PROBLEM REQUIREMENTS> State how many lines hold the string "draw". Give the number and nothing else.

SOURCE EXCERPT>

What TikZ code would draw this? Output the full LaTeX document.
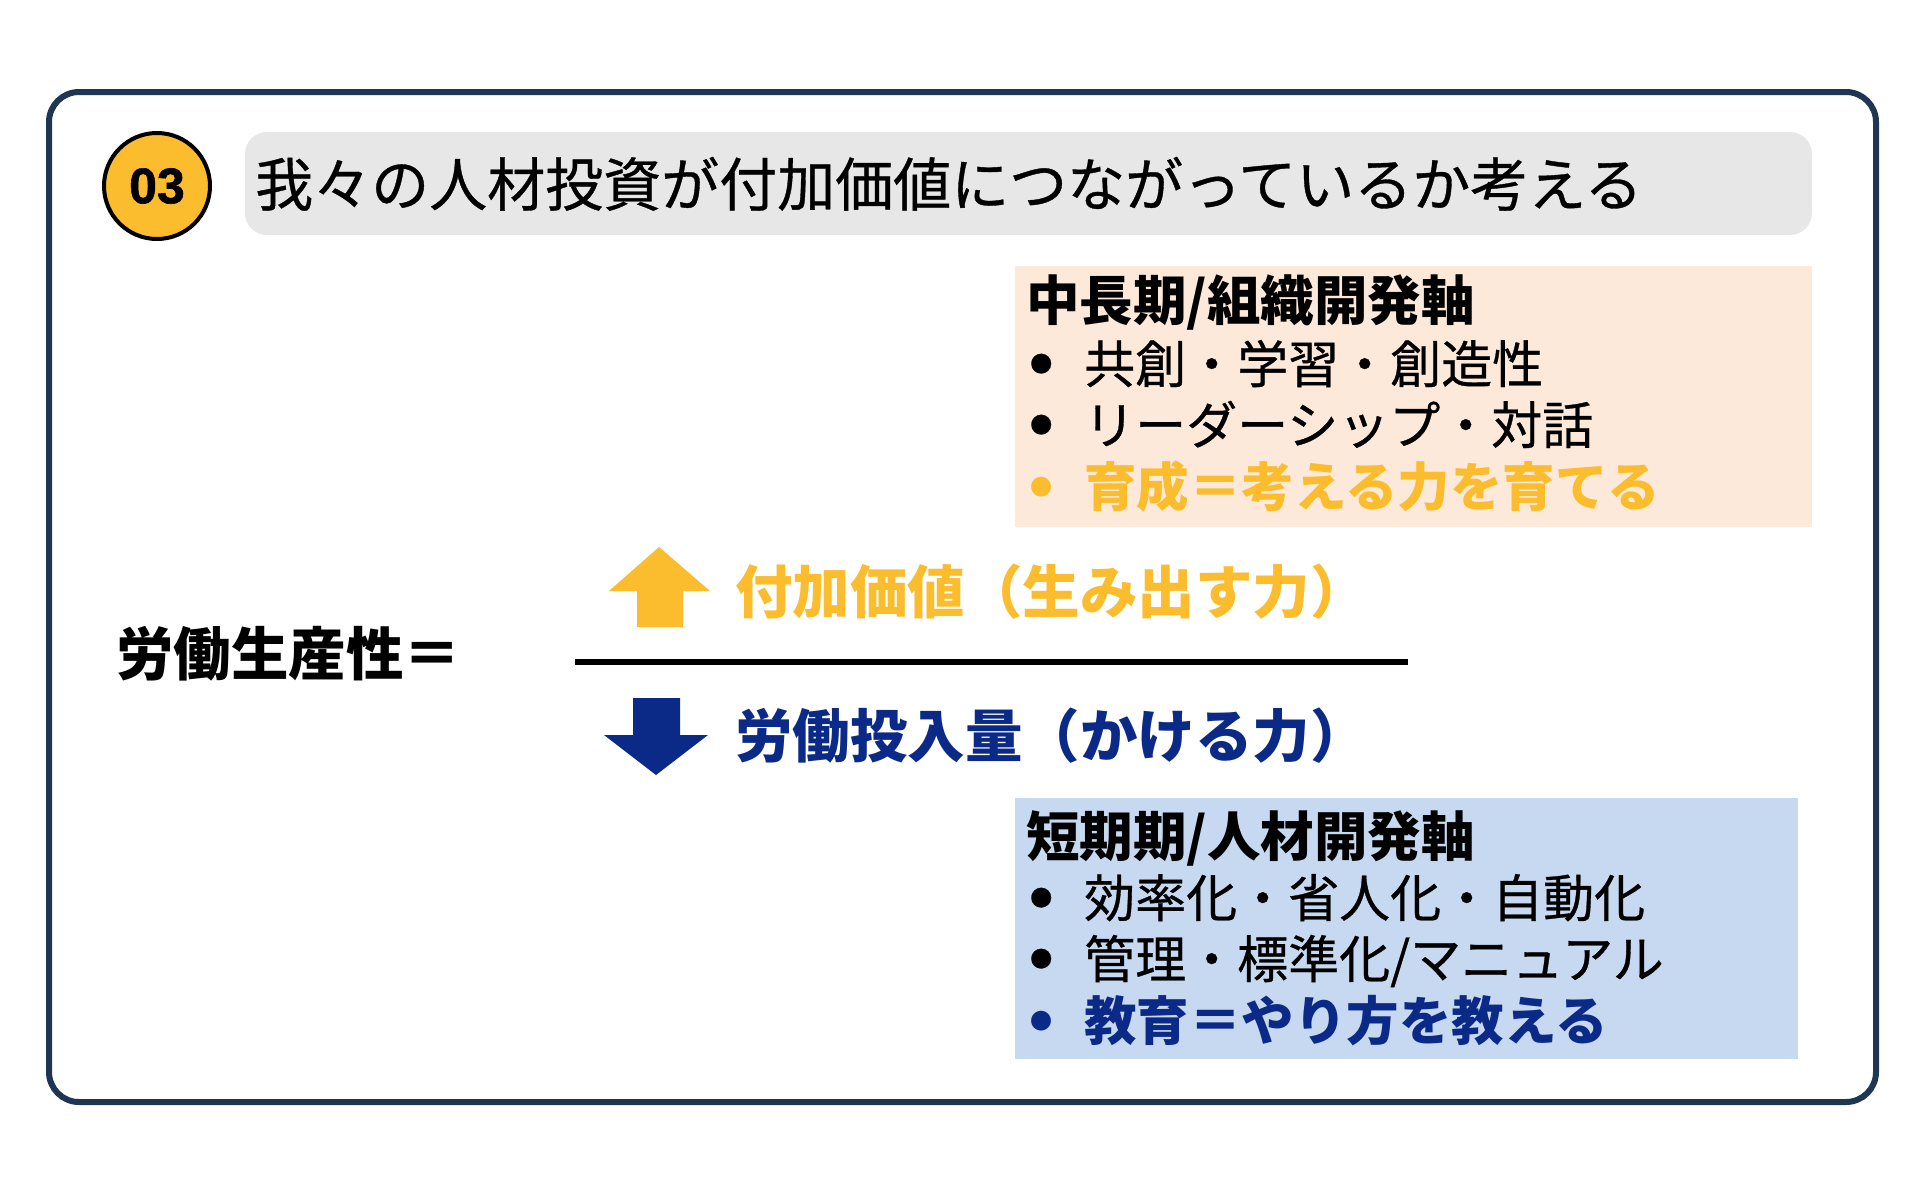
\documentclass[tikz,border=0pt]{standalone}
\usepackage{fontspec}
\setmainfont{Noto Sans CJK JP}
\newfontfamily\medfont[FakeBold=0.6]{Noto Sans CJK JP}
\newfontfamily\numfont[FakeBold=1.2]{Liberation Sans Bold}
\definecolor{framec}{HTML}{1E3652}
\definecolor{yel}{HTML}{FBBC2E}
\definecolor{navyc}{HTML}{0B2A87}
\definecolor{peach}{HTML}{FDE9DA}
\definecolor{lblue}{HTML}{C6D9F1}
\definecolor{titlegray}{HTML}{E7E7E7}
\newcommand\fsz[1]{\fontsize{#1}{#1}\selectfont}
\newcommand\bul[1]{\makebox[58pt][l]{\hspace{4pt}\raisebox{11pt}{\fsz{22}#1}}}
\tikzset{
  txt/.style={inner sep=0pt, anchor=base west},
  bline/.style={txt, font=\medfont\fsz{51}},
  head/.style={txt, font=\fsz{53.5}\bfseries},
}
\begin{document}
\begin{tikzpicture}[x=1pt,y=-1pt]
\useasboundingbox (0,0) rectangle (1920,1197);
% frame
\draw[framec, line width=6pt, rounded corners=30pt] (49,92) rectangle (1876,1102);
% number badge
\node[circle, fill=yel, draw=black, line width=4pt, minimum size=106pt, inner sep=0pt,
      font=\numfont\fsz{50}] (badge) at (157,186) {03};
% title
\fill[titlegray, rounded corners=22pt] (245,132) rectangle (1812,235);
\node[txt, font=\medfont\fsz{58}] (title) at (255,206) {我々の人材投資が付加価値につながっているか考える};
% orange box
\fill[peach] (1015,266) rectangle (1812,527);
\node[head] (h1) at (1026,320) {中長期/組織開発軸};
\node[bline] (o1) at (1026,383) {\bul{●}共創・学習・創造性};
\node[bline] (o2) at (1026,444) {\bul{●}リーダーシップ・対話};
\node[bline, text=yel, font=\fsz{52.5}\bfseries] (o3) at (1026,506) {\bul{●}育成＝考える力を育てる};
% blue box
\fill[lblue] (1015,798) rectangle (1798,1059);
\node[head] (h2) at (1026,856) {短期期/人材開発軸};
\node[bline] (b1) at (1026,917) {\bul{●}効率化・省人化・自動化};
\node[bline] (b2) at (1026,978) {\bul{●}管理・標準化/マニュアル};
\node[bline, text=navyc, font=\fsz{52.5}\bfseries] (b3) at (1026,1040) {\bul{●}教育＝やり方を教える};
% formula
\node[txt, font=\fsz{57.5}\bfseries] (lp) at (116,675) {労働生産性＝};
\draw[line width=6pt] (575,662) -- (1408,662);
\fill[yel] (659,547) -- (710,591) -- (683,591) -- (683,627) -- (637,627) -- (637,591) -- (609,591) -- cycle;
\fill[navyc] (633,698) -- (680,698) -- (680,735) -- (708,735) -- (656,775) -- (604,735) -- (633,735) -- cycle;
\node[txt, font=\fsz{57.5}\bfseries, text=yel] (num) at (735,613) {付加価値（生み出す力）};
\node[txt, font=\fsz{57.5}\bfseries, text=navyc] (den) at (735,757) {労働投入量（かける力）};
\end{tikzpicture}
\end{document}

TASK OUTPUT> 4